Bases and members are destroyed in the
reverse order of the completion of
their constructor (see
12.6.2).
Also, because there is only one destructor, there is no ambiguity as to which destructor a class must call. This is not the case for constructors, where a programmer must pick which base class constructor should be called if there isn't an accessible default constructor.
Because that's how dtor's work. When you create an object, ctors are invoked starting from the base, and going all the way to the most derived. When you destroy objects (correctly) the reverse happens. The time that making a dtor virtual makes a difference is if/when you destroy an object via a pointer (or reference, though that's fairly unusual) to the base type. In that case, the alternative isn't really that only the derived dtor gets invoked -- rather, the alternative is simply undefined behavior. That make happen to take the form of invoking only the derived dtor, but it might take an entirely different form as well.
A base class destructor may be responsible for cleaning up resources that were allocated by the base class constructor.
If your base class has a default constructor (one that doesn't take parameters or has defaults for all its parameters) that constructor is automatically called upon construction of a derived instance.
If your base class has a constructor that requires parameters, you must call it manually in the initializer list of the derived class constructor.
Your base class destructor will always be automatically called upon deletion of the derived instance since destructors don't take parameters.
If you're using polymorphism and your derived instance is pointed to by a base class pointer, then the derived class destructor is only called if the base destructor is virtual.

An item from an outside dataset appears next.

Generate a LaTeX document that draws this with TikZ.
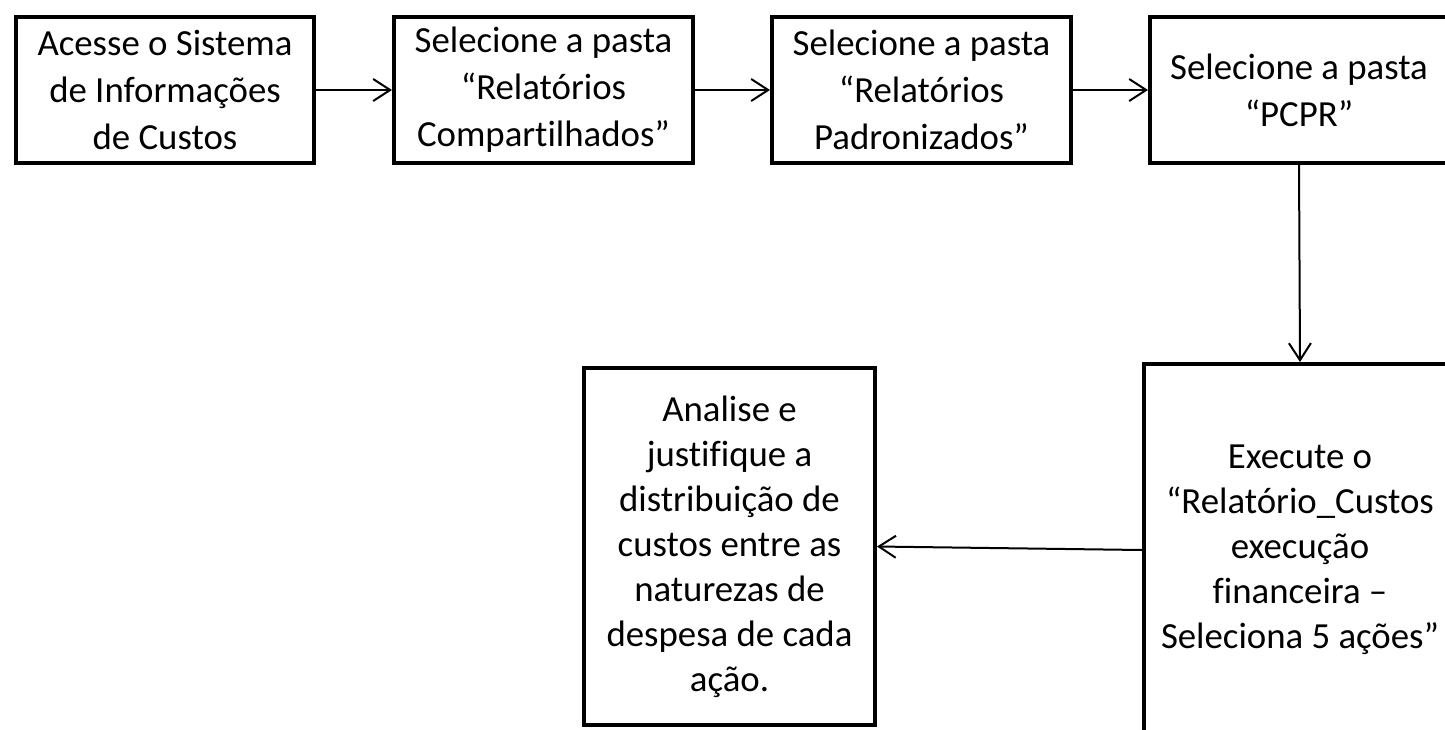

As Igor says constructors must be called for base classes. Consider what would happen if it wouldn't be called:
struct A {
std::string s;
virtual ~A() {}
};
struct B : A {};
If the destructor for A would not be called when deleting a B instance, A would never be cleaned up.
When any object is destroyed, destructors run for all sub-objects. This includes both reuse by containment and reuse by inheritance.